— begin —

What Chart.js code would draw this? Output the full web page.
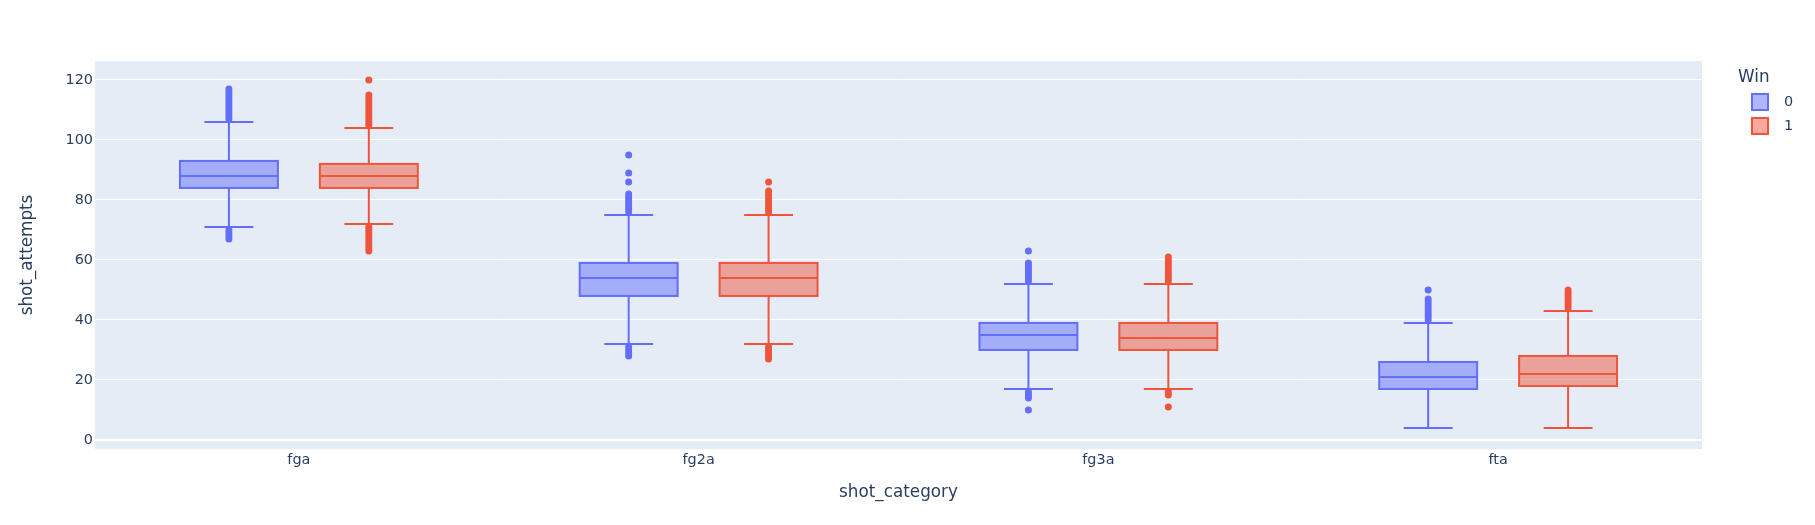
<!DOCTYPE html>
<html>
<head>
<meta charset="utf-8">
<script src="https://cdn.jsdelivr.net/npm/chart.js@4.4.1/dist/chart.umd.min.js"></script>
<style>
  html, body { margin: 0; padding: 0; background: #fff; }
  #wrap { width: 1815px; height: 525px; position: relative; }
</style>
</head>
<body>
<div id="wrap"><canvas id="boxChart"></canvas></div>
<script>
// categorias y grupos
const categories = ['fga', 'fg2a', 'fg3a', 'fta'];
const winGroups = ['0', '1'];
const yTicks = [0, 20, 40, 60, 80, 100, 120];

// Win = 0
const q1Win0 = [84, 48, 30, 17];
const medianWin0 = [88, 54, 35, 21];
const q3Win0 = [93, 59, 39, 26];
const lowWin0 = [71, 32, 17, 4];
const highWin0 = [106, 75, 52, 39];
const outliersWin0 = [
    [67, 68, 69, 70, 107, 108, 109, 110, 111, 112, 113, 114, 115, 116, 117],
    [28, 29, 30, 31, 76, 77, 78, 79, 80, 81, 82, 86, 89, 95],
    [10, 14, 15, 16, 53, 54, 55, 56, 57, 58, 59, 63],
    [40, 41, 42, 43, 44, 45, 46, 47, 50]
];

// Win = 1
const q1Win1 = [84, 48, 30, 18];
const medianWin1 = [88, 54, 34, 22];
const q3Win1 = [92, 59, 39, 28];
const lowWin1 = [72, 32, 17, 4];
const highWin1 = [104, 75, 52, 43];
const outliersWin1 = [
    [63, 64, 65, 66, 67, 68, 69, 70, 71, 105, 106, 107, 108, 109, 110, 111, 112, 113, 114, 115, 120],
    [27, 28, 29, 30, 31, 76, 77, 78, 79, 80, 81, 82, 83, 86],
    [11, 15, 16, 53, 54, 55, 56, 57, 58, 59, 60, 61],
    [44, 45, 46, 47, 48, 49, 50]
];

const lineColors = ['#636efa', '#ef553b'];
const fillColors = ['rgba(99, 110, 250, 0.5)', 'rgba(239, 85, 59, 0.5)'];
const groupOffsets = [-0.175, 0.175];
const boxWidth = 0.245;
const textColor = '#2a3f5f';
const fontFamily = '"DejaVu Sans", Verdana, sans-serif';

const series = [
    { q1: q1Win0, med: medianWin0, q3: q3Win0, lo: lowWin0, hi: highWin0, out: outliersWin0 },
    { q1: q1Win1, med: medianWin1, q3: q3Win1, lo: lowWin1, hi: highWin1, out: outliersWin1 }
];

// fondo del area del grafico
const plotBg = {
    id: 'plotBg',
    beforeDraw(chart) {
        const { ctx, chartArea: a } = chart;
        ctx.save();
        ctx.fillStyle = '#e5ecf6';
        ctx.fillRect(a.left, a.top, a.right - a.left, a.bottom - a.top);
        ctx.restore();
    }
};

// cajas, medianas y bigotes
const boxes = {
    id: 'boxes',
    beforeDatasetsDraw(chart) {
        const { ctx, scales: { x, y } } = chart;
        ctx.save();
        ctx.lineWidth = 2;
        series.forEach((s, g) => {
            categories.forEach((c, i) => {
                const pos = i + groupOffsets[g];
                const xc = x.getPixelForValue(pos);
                const half = x.getPixelForValue(pos + boxWidth / 2) - xc;
                const yQ1 = y.getPixelForValue(s.q1[i]);
                const yQ3 = y.getPixelForValue(s.q3[i]);
                const yMed = y.getPixelForValue(s.med[i]);
                const yLo = y.getPixelForValue(s.lo[i]);
                const yHi = y.getPixelForValue(s.hi[i]);
                ctx.strokeStyle = lineColors[g];
                ctx.beginPath();
                ctx.moveTo(xc, yQ3); ctx.lineTo(xc, yHi);
                ctx.moveTo(xc, yQ1); ctx.lineTo(xc, yLo);
                ctx.moveTo(xc - half / 2, yHi); ctx.lineTo(xc + half / 2, yHi);
                ctx.moveTo(xc - half / 2, yLo); ctx.lineTo(xc + half / 2, yLo);
                ctx.stroke();
                ctx.fillStyle = fillColors[g];
                ctx.fillRect(xc - half, yQ3, half * 2, yQ1 - yQ3);
                ctx.strokeRect(xc - half, yQ3, half * 2, yQ1 - yQ3);
                ctx.beginPath();
                ctx.moveTo(xc - half, yMed); ctx.lineTo(xc + half, yMed);
                ctx.stroke();
            });
        });
        ctx.restore();
    }
};

// leyenda a la derecha
const sideLegend = {
    id: 'sideLegend',
    afterDraw(chart) {
        const { ctx } = chart;
        ctx.save();
        ctx.textBaseline = 'middle';
        ctx.textAlign = 'left';
        ctx.fillStyle = textColor;
        ctx.font = '16.8px ' + fontFamily;
        ctx.fillText('Win', 1738, 78);
        ctx.font = '14.4px ' + fontFamily;
        winGroups.forEach((label, g) => {
            const yTop = 94 + g * 24;
            ctx.fillStyle = '#ffffff';
            ctx.fillRect(1752, yTop, 16, 16);
            ctx.fillStyle = fillColors[g];
            ctx.fillRect(1752, yTop, 16, 16);
            ctx.strokeStyle = lineColors[g];
            ctx.lineWidth = 2;
            ctx.strokeRect(1752, yTop, 16, 16);
            ctx.fillStyle = textColor;
            ctx.fillText(label, 1784, yTop + 8);
        });
        ctx.restore();
    }
};

const datasets = series.map((s, g) => ({
    label: winGroups[g],
    data: s.out.flatMap((vals, i) => vals.map(v => ({ x: i + groupOffsets[g], y: v }))),
    backgroundColor: lineColors[g],
    borderWidth: 0,
    pointRadius: 3.5,
    pointHoverRadius: 3.5
}));

new Chart(document.getElementById('boxChart'), {
    type: 'scatter',
    data: { datasets },
    options: {
        responsive: true,
        maintainAspectRatio: false,
        animation: false,
        layout: { padding: { left: 0, top: 61, right: 113, bottom: 0 } },
        plugins: {
            legend: { display: false },
            tooltip: { enabled: false }
        },
        scales: {
            x: {
                type: 'linear',
                min: -0.51,
                max: 3.51,
                afterBuildTicks: s => { s.ticks = categories.map((c, i) => ({ value: i })); },
                afterFit: s => { s.height = 76; },
                grid: { display: false, drawTicks: false },
                border: { display: false },
                ticks: {
                    callback: v => categories[v],
                    color: textColor,
                    font: { family: fontFamily, size: 14.4 },
                    padding: 3,
                    maxRotation: 0
                },
                title: {
                    display: true,
                    text: 'shot_category',
                    color: textColor,
                    font: { family: fontFamily, size: 16.8 },
                    padding: { top: 0, bottom: 22 }
                }
            },
            y: {
                min: -3,
                max: 126.3,
                afterBuildTicks: s => { s.ticks = yTicks.map(v => ({ value: v })); },
                afterFit: s => { s.width = 95; },
                grid: {
                    color: '#ffffff',
                    lineWidth: c => (c.tick && c.tick.value === 0 ? 2 : 1),
                    drawTicks: false
                },
                border: { display: false },
                ticks: {
                    color: textColor,
                    font: { family: fontFamily, size: 14.4 },
                    padding: 2
                },
                title: {
                    display: true,
                    text: 'shot_attempts',
                    color: textColor,
                    font: { family: fontFamily, size: 16.8 },
                    padding: { top: 18, bottom: 0 }
                }
            }
        }
    },
    plugins: [plotBg, boxes, sideLegend]
});
</script>
</body>
</html>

— end —

EXERCISE GOAL: Give again, exactly, the lines from the start of the data through the one holding "const yTicks = [0, 20, 40, 60, 80, 100, 120];"; omit the pictures.

REPLY:
What Chart.js code would draw this? Output the full web page.
<!DOCTYPE html>
<html>
<head>
<meta charset="utf-8">
<script src="https://cdn.jsdelivr.net/npm/chart.js@4.4.1/dist/chart.umd.min.js"></script>
<style>
  html, body { margin: 0; padding: 0; background: #fff; }
  #wrap { width: 1815px; height: 525px; position: relative; }
</style>
</head>
<body>
<div id="wrap"><canvas id="boxChart"></canvas></div>
<script>
// categorias y grupos
const categories = ['fga', 'fg2a', 'fg3a', 'fta'];
const winGroups = ['0', '1'];
const yTicks = [0, 20, 40, 60, 80, 100, 120];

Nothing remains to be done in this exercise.